Interviewer: You mentioned probation, but how does deferred adjudication work?
Gary Churak: Deferred adjudication is the type of probation where basically you get put on probation, and then the court defers an adjudication of guilt. In other words, the judge says, “I find there is sufficient evidence to find you guilty but I am not going to find you guilty, I am going to put you on probation for a period of time, if you complete your probation satisfactory, I will dismiss your case and you will be eligible for an order of non-disclosure on certain offenses at the conclusion of this case. However, should you happen to screw up your probation, then I can bring you into my courtroom and I can sentence you up to the maximum amount allowed by law that I could have sentenced you for.” So, in other words say you got caught with six ounces of marijuana, a state jail felony, and you get put on deferred adjudication. You would complete your deferred adjudication probation, judge says good job, dismisses your case, you wait five years after dismissal you file an order of non-disclosure, and the case is sealed to the private sector. However; say you get put on deferred adjudication probation, you come into the probation department and you come up hot on a UA or two for marijuana or drug use, or you get picked up for a new drug offense. If that happens, the judge can then bring you back to the courtroom on a motion to adjudicate and basically says, “Well, you know what, I gave you a chance and you screwed up. I am going to adjudicate you, which means I am going to find you guilty, you are going to be convicted and I can send you to state jail for up to a term of two years”. That is what happens when you screw up deferred adjudication. It has its benefits and its detriments; it just depends on the individual and whether or not they can follow the rules.
Interviewer: Like a do or die. Is deferred adjudication supervised or non-supervised probation?
Gary Churak: It’s supervised. Unless it’s Class C misdemeanor, like a traffic ticket deal. For the most part it is supervised probation.
Interviewer: To what extend would it be supervised? Do they put an ankle monitor on you?
Gary Churak: No. Sometimes they can do that as a condition but most of the time, depending on if it’s a misdemeanor or a felony; it’s basically reporting to the probation officer once a month, doing your community service, paying your fines and court costs, and staying out of trouble. That’s pretty much what it involves.
Interviewer: How would a case get dismissed?

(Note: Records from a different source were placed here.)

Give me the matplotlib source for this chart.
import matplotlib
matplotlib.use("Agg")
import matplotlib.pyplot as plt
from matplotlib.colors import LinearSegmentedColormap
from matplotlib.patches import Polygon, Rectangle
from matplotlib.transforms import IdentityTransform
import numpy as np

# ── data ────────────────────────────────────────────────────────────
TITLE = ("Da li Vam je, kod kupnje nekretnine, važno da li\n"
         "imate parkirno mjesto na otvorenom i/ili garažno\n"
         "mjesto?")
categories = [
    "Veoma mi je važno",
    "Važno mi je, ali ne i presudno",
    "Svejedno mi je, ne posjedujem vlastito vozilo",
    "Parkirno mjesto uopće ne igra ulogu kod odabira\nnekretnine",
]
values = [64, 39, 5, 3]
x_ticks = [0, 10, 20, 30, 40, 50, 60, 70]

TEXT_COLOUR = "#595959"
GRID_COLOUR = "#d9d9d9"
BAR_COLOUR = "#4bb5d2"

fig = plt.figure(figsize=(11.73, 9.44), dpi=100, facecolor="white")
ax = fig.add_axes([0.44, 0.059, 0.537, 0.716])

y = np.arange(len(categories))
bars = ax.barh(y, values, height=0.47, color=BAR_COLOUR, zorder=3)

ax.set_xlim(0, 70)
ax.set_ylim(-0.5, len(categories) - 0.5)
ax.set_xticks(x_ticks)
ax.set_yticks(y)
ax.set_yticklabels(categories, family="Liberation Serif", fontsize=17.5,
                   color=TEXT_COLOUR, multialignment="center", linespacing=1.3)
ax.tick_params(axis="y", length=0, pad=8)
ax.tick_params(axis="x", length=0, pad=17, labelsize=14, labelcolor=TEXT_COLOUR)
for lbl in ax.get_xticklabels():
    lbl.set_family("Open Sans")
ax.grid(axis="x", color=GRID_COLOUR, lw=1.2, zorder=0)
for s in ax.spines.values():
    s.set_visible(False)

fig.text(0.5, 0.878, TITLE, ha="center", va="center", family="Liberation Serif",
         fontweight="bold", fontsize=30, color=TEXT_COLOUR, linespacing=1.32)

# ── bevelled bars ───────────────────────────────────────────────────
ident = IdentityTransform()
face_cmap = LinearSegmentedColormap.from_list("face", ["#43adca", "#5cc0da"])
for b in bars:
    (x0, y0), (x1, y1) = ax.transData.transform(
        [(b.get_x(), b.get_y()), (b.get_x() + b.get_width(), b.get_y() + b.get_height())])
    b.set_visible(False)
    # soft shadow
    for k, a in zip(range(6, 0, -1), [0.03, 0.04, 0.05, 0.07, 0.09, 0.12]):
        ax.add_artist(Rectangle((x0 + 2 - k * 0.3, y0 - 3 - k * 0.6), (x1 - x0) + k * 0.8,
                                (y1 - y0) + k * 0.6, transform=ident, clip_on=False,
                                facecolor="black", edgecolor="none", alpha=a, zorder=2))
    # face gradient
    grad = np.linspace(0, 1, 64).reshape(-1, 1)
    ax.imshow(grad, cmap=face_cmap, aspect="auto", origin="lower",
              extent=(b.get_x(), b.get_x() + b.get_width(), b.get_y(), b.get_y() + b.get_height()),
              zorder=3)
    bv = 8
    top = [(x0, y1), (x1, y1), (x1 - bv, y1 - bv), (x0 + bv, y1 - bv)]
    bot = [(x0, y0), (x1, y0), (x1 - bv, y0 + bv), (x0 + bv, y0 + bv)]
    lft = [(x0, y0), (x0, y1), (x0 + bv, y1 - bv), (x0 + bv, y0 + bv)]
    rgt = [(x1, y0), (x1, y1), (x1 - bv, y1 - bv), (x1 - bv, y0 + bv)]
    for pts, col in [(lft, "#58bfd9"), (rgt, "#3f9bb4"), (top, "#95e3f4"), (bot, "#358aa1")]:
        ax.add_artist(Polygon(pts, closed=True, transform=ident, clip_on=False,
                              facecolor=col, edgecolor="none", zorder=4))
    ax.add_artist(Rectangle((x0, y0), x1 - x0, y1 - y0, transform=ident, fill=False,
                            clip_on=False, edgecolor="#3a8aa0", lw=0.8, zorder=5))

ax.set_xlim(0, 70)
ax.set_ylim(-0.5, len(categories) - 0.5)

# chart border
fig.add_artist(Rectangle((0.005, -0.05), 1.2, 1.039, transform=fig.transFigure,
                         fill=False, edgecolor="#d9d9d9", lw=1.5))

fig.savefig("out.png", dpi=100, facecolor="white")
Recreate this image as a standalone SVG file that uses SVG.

Gary Churak: There are a number of ways it could be dismissed. One could be that the State has insufficient evidence. In other words, the drugs came back to not be what they said they were. In other words, they do a preliminary lab test, pocket lab evaluation on the drugs to see what they are, but sometimes especially with some of the synthetic stuff or meth, sometimes it won’t come back as meth. When they don’t have a lab report, the case can get dismissed because they don’t have evidence. Sometimes they don’t have a complaining witness. On drug cases, that is not usually true but it could happen. If for some reason the police officer got suspended, got fired, quit, moved on, joined the military, they don’t have a witness and they don’t have a case. That is usually the two situations where cases are dismissed.